Biz biliyoruz ki; cinsel şiddet ve istismar haberlerinde cinsiyetçi kodların kullanılması, kız çocukların oğlanlara göre istismara daha açık olabileceği ya da istismarın kız çocuklar için daha kabul edilebilir olduğu yanılgısını da beraberinde getirir. Ancak çocuklar cinsiyetlerinden bağımsız olarak hak sahibi varlıklardır ve cinsel istismar hiçbir cinsiyet için normalleştirilemez.
Herkesi bu şiddet sarmalından sıyrılmaya; şiddete maruz bırakılan çocuğun haklarını ve yüksek yararını savunmaya çağırıyoruz. Tüm basın mensuplarının; haberlerde yer verdikleri nefret söylemlerini bir an önce sonlandırarak, etik kurallar çerçevesinde hak temelli bir dil kullanmalarını talep ediyoruz. Ayrıca medya çalışanlarını; cinsel istismar haberlerinde kullanılan dilin, hukukun üstünlüğünü yok sayarak faile yönelik infial yaratacak biçimde şiddet ve linç çağrıları içermesini kabul etmediklerine dair kamuoyuna yönelik bir özür yayınlamaya davet ediyoruz.
Çünkü bu şiddet dilinden ve linç kültüründen zarar görenler; cinsel şiddete maruz bırakılanlar, korku telkin edilen çocuklar ve nihayetinde tüm toplumdur.
Toplumsal dönüşüm için toplumsal iletişim ve dayanışma dileği ile…
Cinsel Şiddetle Mücadele Derneği
23.08.2017
——————————————————————————————
Cinsel Şiddetle Mücadele Derneği olarak bir kez daha medya çalışanlarına ve haber paylaşanlara hatırlatmak istiyoruz:
Cinsel şiddetle ilgili yanlış bilgileri ve inançları durmaksızın üretmekten ve rant/sansasyon uğruna etrafınıza homofobi saçmaktan vazgeçin.
– Herkes cinsel şiddetin faili olabilir. Kadınlar, erkekler, ülkücüler, solcular, eşcinseller, heteroseksüeller, dindarlar veya inancı olmayanlar. Herkes fail olabilir!

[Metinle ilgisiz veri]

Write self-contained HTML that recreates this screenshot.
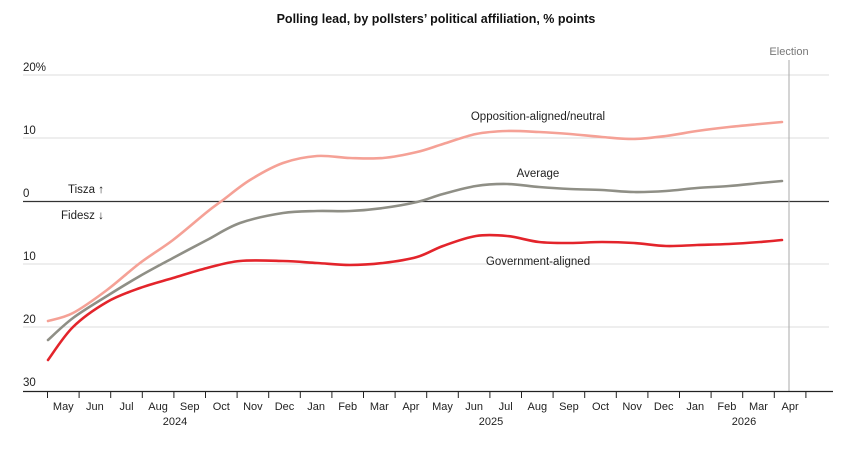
<!DOCTYPE html>
<html><head><meta charset="utf-8"><style>
body{margin:0;background:#fff;}
svg{display:block;font-family:"Liberation Sans",sans-serif;}
</style></head><body>
<svg width="859" height="453" viewBox="0 0 859 453">
<text x="436" y="23" text-anchor="middle" font-size="12.5" font-weight="bold" fill="#111">Polling lead, by pollsters’ political affiliation, % points</text>
<g stroke="#ddd" stroke-width="1">
<line x1="23" y1="75" x2="829" y2="75"/>
<line x1="23" y1="138" x2="829" y2="138"/>
<line x1="23" y1="264" x2="829" y2="264"/>
<line x1="23" y1="327" x2="829" y2="327"/>
</g>
<line x1="23" y1="201.5" x2="829" y2="201.5" stroke="#333" stroke-width="1.2"/>
<line x1="789" y1="60" x2="789" y2="391" stroke="#aaa" stroke-width="1"/>
<text x="789" y="55" text-anchor="middle" font-size="11" fill="#777">Election</text>
<g font-size="11.5" fill="#222">
<text x="23" y="71">20%</text>
<text x="23" y="134">10</text>
<text x="23" y="197">0</text>
<text x="23" y="260">10</text>
<text x="23" y="323">20</text>
<text x="23" y="386">30</text>
</g>
<text x="68" y="193" font-size="11.5" fill="#222">Tisza ↑</text>
<text x="61" y="219" font-size="11.5" fill="#222">Fidesz ↓</text>
<g id="curves" fill="none" stroke-width="2.6" stroke-linecap="round"></g>
<text x="538" y="120" text-anchor="middle" font-size="11.5" fill="#222">Opposition-aligned/neutral</text>
<text x="538" y="177" text-anchor="middle" font-size="11.5" fill="#222">Average</text>
<text x="538" y="265" text-anchor="middle" font-size="11.5" fill="#222">Government-aligned</text>
<line x1="23" y1="391.5" x2="833" y2="391.5" stroke="#222" stroke-width="1.3"/>
<g id="ticks" stroke="#222" stroke-width="1"></g>
<g id="months" font-size="11" fill="#222" text-anchor="middle"></g>
<g font-size="11" fill="#222" text-anchor="middle">
<text x="175" y="425">2024</text>
<text x="491" y="425">2025</text>
<text x="744" y="425">2026</text>
</g>
</svg>
<script>
var ns="http://www.w3.org/2000/svg";
var months=["May","Jun","Jul","Aug","Sep","Oct","Nov","Dec","Jan","Feb","Mar","Apr","May","Jun","Jul","Aug","Sep","Oct","Nov","Dec","Jan","Feb","Mar","Apr"];
var t=document.getElementById("ticks"),m=document.getElementById("months");
for(var i=0;i<=24;i++){var x=47.5+31.6*i;var l=document.createElementNS(ns,"line");l.setAttribute("x1",x);l.setAttribute("x2",x);l.setAttribute("y1",391);l.setAttribute("y2",398);t.appendChild(l);
if(i<24){var tx=document.createElementNS(ns,"text");tx.setAttribute("x",x+15.8);tx.setAttribute("y",410);tx.textContent=months[i];m.appendChild(tx);}}
function path(p){var d="M"+p[0][0]+","+p[0][1];for(var i=0;i<p.length-1;i++){var p0=p[i-1]||p[i],p1=p[i],p2=p[i+1],p3=p[i+2]||p2;
d+=" C"+(p1[0]+(p2[0]-p0[0])/6)+","+(p1[1]+(p2[1]-p0[1])/6)+" "+(p2[0]-(p3[0]-p1[0])/6)+","+(p2[1]-(p3[1]-p1[1])/6)+" "+p2[0]+","+p2[1];}return d;}
var opp=[[48,321],[73,313],[107,290],[140,263],[173,240],[207,212],[223,200],[250,180],[283,163],[317,156],[350,158],[383,158],[417,152],[443,144],[476,134],[507,131],[539,132],[570,134],[602,137],[634,139],[666,136],[697,131],[729,127],[760,124],[782,122]];
var avg=[[48,340],[73,318],[107,296],[140,276],[173,258],[207,240],[240,223],[283,213],[317,211],[350,211],[383,208],[417,202],[443,194],[476,186],[507,184],[539,187],[570,189],[602,190],[634,192],[666,191],[697,188],[729,186],[760,183],[782,181]];
var gov=[[48,360],[73,327],[107,302],[140,288],[173,278],[207,268],[240,261],[283,261],[317,263],[350,265],[383,263],[417,257],[443,246],[476,236],[507,236],[539,242],[570,243],[602,242],[634,243],[666,246],[697,245],[729,244],[760,242],[782,240]];
var g=document.getElementById("curves");
[[opp,"#f5a196"],[avg,"#8f8f86"],[gov,"#e3242b"]].forEach(function(s){var p=document.createElementNS(ns,"path");p.setAttribute("d",path(s[0]));p.setAttribute("stroke",s[1]);g.appendChild(p);});
</script>
</body></html>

– Çocuklara ve ergenlere yönelik her türlü istismarda sorumluluk yetişkinindir. Çocuğun ya da ergenin hiçbir davranışı, kimliği, yönelimi vb. istismara gerekçe olamaz. Yasal olarak, rızaya dayalı bir ilişki gibi varsayılamaz.
– Fail sevdiğiniz-saydığınız biri olabilir. Sevmediğiniz, saygı duymadığınız biri de olabilir. Sevdiğiniz birini korumak için mağdura; sevmediğiniz birini damgalamak için faile yönelik homofobi-transfobi-ırkçılık-kadın düşmanlığı gibi nefret ve ayrımcılık içeren linç dilini kullanmayın. Linç kültürünü besleyerek cinsel şiddetle mücadele etmiş olmuyorsunuz.

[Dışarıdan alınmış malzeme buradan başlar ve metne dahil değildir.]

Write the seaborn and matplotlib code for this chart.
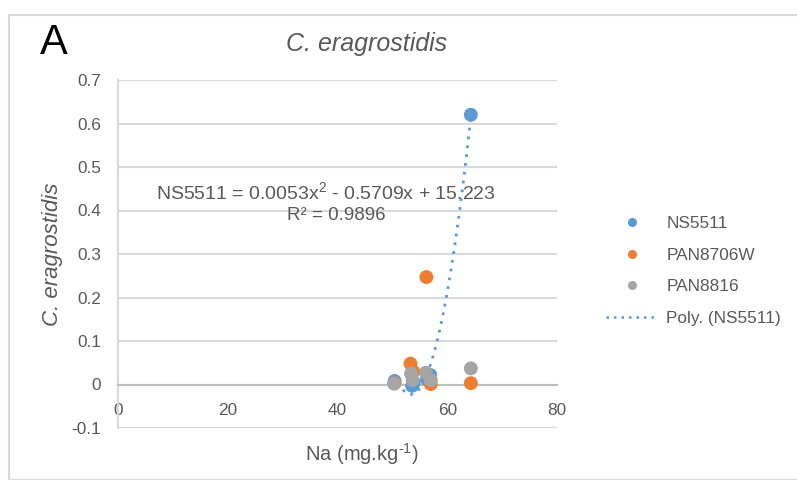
import numpy as np
import pandas as pd
import matplotlib
matplotlib.use("Agg")
import matplotlib.pyplot as plt
import seaborn as sns
from matplotlib.lines import Line2D
from matplotlib.patches import Rectangle

# ---- data ----
ns_x = [50.4, 53.6, 53.9, 56.3, 56.9, 64.3]
ns_y = [0.008, -0.003, 0.004, 0.012, 0.022, 0.620]
pan06_x = [50.4, 53.3, 53.8, 56.2, 57.0, 64.3]
pan06_y = [0.003, 0.048, 0.030, 0.247, 0.001, 0.003]
pan16_x = [50.3, 53.4, 53.7, 56.1, 57.0, 64.3]
pan16_y = [0.002, 0.025, 0.010, 0.027, 0.010, 0.037]
series_names = ["NS5511", "PAN8706W", "PAN8816"]
colors = ["#5B9BD5", "#ED7D31", "#A5A5A5"]
x_ticks = [0, 20, 40, 60, 80]
y_ticks = [-0.1, 0, 0.1, 0.2, 0.3, 0.4, 0.5, 0.6, 0.7]
y_tick_labels = ["-0.1", "0", "0.1", "0.2", "0.3", "0.4", "0.5", "0.6", "0.7"]

df = pd.DataFrame({
    "Na": ns_x + pan06_x + pan16_x,
    "val": ns_y + pan06_y + pan16_y,
    "series": [series_names[0]] * len(ns_x) + [series_names[1]] * len(pan06_x)
              + [series_names[2]] * len(pan16_x),
})

sns.set_theme(style="white")
plt.rcParams["font.family"] = ["Liberation Sans", "DejaVu Sans"]
plt.rcParams["mathtext.fontset"] = "custom"
plt.rcParams["mathtext.rm"] = "Liberation Sans"
plt.rcParams["mathtext.it"] = "Liberation Sans:italic"

txt = "#595959"
grid_c = "#D9D9D9"

fig = plt.figure(figsize=(7.97, 4.8), dpi=100)
fig.patches.append(Rectangle((9 / 797, 0), 1, 1 - 15 / 480, transform=fig.transFigure,
                             fill=False, edgecolor="#D9D9D9", linewidth=1.5))
ax = fig.add_axes([118 / 797, 1 - 428 / 480, (557 - 118) / 797, (428 - 80) / 480])

# trendline (quadratic fit of NS5511)
coef = np.polyfit(ns_x, ns_y, 2)
xs = np.linspace(min(ns_x), max(ns_x), 200)
ax.plot(xs, np.polyval(coef, xs), linestyle=(0, (1, 2.2)), color="#5B9BD5",
        linewidth=2, zorder=3)

sns.scatterplot(data=df, x="Na", y="val", hue="series", palette=colors,
                hue_order=series_names, s=100, edgecolor="none", legend=False,
                ax=ax, zorder=4)

ax.set_xlim(0, 80)
ax.set_ylim(-0.1, 0.7)
ax.set_xticks(x_ticks)
ax.set_yticks(y_ticks)
ax.set_xticklabels([str(t) for t in x_ticks])
ax.set_yticklabels(y_tick_labels)
ax.yaxis.grid(True, color=grid_c, linewidth=1.5)
ax.xaxis.grid(False)
for s in ["top", "right"]:
    ax.spines[s].set_visible(False)
ax.spines["left"].set_color(grid_c)
ax.spines["left"].set_linewidth(1.5)
ax.spines["bottom"].set_position(("data", 0))
ax.spines["bottom"].set_color("#BFBFBF")
ax.spines["bottom"].set_linewidth(1.5)
ax.tick_params(axis="both", length=0, labelsize=12.4, labelcolor=txt)
ax.tick_params(axis="y", pad=12)
ax.tick_params(axis="x", pad=13)
ax.set_xlabel("Na (mg.kg$^{\u2010 1}$)", fontsize=14.5, color=txt, labelpad=17, x=0.556)
ax.set_ylabel("C. eragrostidis", fontsize=16, color=txt, style="italic", labelpad=6)
ax.set_title("C. eragrostidis", fontsize=18, color=txt, style="italic", pad=21, x=0.567)

ax.text(37.8, 0.442, "NS5511 = 0.0053x$^{2}$ - 0.5709x + 15.223", ha="center", va="center",
        fontsize=14, color=txt)
ax.text(39.8, 0.389, "R² = 0.9896", ha="center", va="center", fontsize=13.5, color=txt)

fig.text(40 / 797, 1 - 43 / 480, "A", fontsize=30, color="black", ha="left", va="center")

handles = [Line2D([], [], marker="o", linestyle="none", markersize=6.5,
                  markerfacecolor=c, markeredgecolor="none") for c in colors]
handles.append(Line2D([], [], linestyle=(0, (1, 2)), color="#5B9BD5", linewidth=1.8))
labels = series_names + ["Poly. (NS5511)"]
leg = fig.legend(handles, labels, loc="center left", bbox_to_anchor=(606 / 797, 1 - 271 / 480),
                 frameon=False, fontsize=12.4, labelspacing=0.95, handlelength=3.0,
                 handletextpad=0.5, borderpad=0, borderaxespad=0)
for t in leg.get_texts():
    t.set_color(txt)

fig.savefig("out.png", dpi=100)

– Haber dilinizde, haberin çerçevesinde ve sosyal medya paylaşımlarınızda cinsel şiddetle ilgili bir laf üretecekseniz, yazmadan önce ilk düşüneceğiniz şey “şiddete maruz bırakılanın ve diğer hayatta kalanların bu paylaşımdan ne yönde etkileneceği” olsun. Unutmayın, herkes cinsel şiddete maruz bırakılabilir. Güçlendirici ve destekleyici bir dil kullanamıyorsanız, hiçbir şey yazmamanız daha iyidir.